• _What you are asked to do_
Across the entries below, how many lines contain the word "script"? Give the number alone.

• _Material to process_
>>>

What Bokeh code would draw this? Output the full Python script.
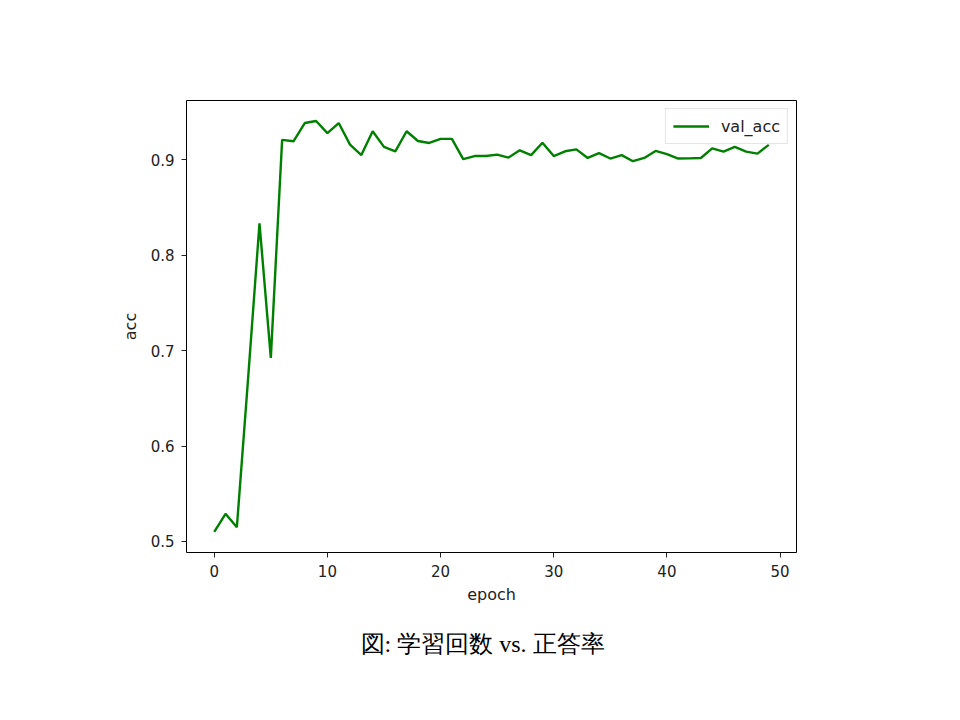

<<<
>>>

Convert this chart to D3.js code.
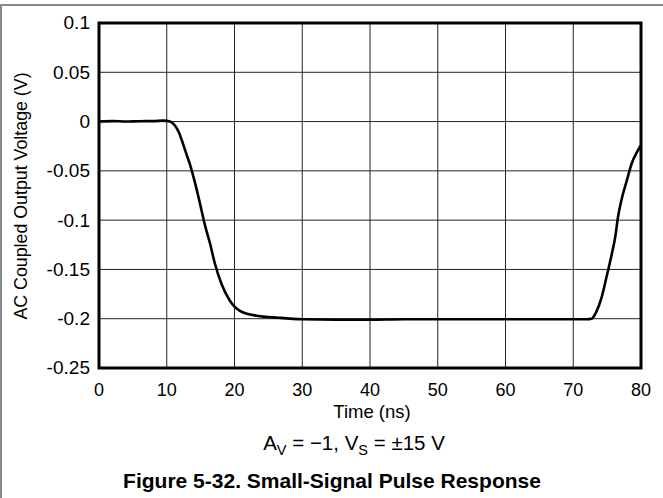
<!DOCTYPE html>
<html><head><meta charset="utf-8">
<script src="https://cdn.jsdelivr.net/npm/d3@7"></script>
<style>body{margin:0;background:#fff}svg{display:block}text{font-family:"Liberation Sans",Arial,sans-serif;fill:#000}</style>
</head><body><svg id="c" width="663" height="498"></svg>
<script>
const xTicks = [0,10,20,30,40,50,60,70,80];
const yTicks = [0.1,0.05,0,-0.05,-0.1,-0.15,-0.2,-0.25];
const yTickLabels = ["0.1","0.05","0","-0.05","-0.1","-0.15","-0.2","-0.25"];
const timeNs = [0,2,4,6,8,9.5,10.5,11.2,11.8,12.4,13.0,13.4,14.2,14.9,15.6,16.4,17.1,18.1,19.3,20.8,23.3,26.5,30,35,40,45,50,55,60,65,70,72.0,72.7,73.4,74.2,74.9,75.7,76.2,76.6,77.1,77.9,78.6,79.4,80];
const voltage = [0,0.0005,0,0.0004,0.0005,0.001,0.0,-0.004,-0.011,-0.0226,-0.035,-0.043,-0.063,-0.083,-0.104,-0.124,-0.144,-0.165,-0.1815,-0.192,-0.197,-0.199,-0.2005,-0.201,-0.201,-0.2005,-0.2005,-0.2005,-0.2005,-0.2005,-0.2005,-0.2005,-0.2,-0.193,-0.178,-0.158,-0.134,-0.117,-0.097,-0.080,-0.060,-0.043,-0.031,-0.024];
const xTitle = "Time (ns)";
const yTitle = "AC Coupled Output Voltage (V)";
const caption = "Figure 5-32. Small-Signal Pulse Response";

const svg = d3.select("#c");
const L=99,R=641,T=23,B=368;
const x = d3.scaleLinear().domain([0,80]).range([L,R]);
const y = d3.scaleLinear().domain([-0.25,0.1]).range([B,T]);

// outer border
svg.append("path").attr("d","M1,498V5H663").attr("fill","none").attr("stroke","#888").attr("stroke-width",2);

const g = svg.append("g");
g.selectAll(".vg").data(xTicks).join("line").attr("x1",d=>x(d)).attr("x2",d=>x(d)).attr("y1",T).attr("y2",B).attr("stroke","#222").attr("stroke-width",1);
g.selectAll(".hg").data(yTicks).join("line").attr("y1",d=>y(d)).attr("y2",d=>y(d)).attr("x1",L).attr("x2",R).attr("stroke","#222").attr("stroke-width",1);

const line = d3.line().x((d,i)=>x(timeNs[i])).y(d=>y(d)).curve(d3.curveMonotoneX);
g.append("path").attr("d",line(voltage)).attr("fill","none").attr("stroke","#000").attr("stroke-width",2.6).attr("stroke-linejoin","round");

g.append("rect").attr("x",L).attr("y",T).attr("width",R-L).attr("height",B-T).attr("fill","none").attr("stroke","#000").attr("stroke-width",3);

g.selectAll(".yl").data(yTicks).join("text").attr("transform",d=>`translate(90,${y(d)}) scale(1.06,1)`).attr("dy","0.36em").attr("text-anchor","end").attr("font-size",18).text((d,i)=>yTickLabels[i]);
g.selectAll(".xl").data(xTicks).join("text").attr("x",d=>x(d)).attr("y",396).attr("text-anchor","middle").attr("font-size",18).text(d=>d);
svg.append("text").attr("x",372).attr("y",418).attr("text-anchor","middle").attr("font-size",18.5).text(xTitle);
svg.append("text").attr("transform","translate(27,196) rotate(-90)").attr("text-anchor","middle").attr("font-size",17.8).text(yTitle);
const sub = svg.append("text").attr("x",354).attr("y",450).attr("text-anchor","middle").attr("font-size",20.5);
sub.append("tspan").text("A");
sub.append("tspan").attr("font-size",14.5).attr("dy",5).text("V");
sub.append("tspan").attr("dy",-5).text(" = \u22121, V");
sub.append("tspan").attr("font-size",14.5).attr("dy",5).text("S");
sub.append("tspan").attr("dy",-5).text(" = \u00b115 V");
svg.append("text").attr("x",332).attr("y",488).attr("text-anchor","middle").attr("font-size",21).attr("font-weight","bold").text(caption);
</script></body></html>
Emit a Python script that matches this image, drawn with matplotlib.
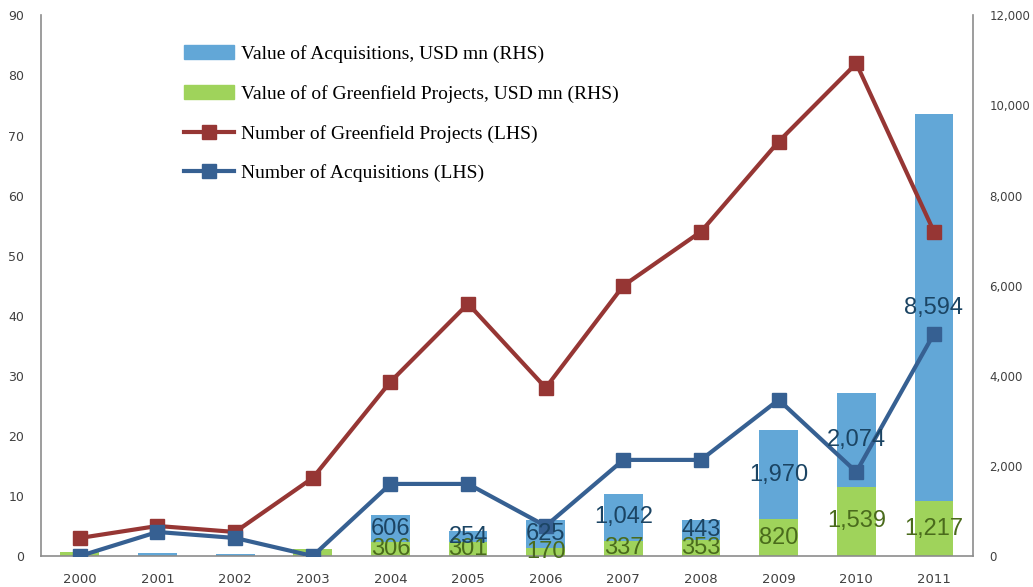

<<<

• _Exercise solution_
5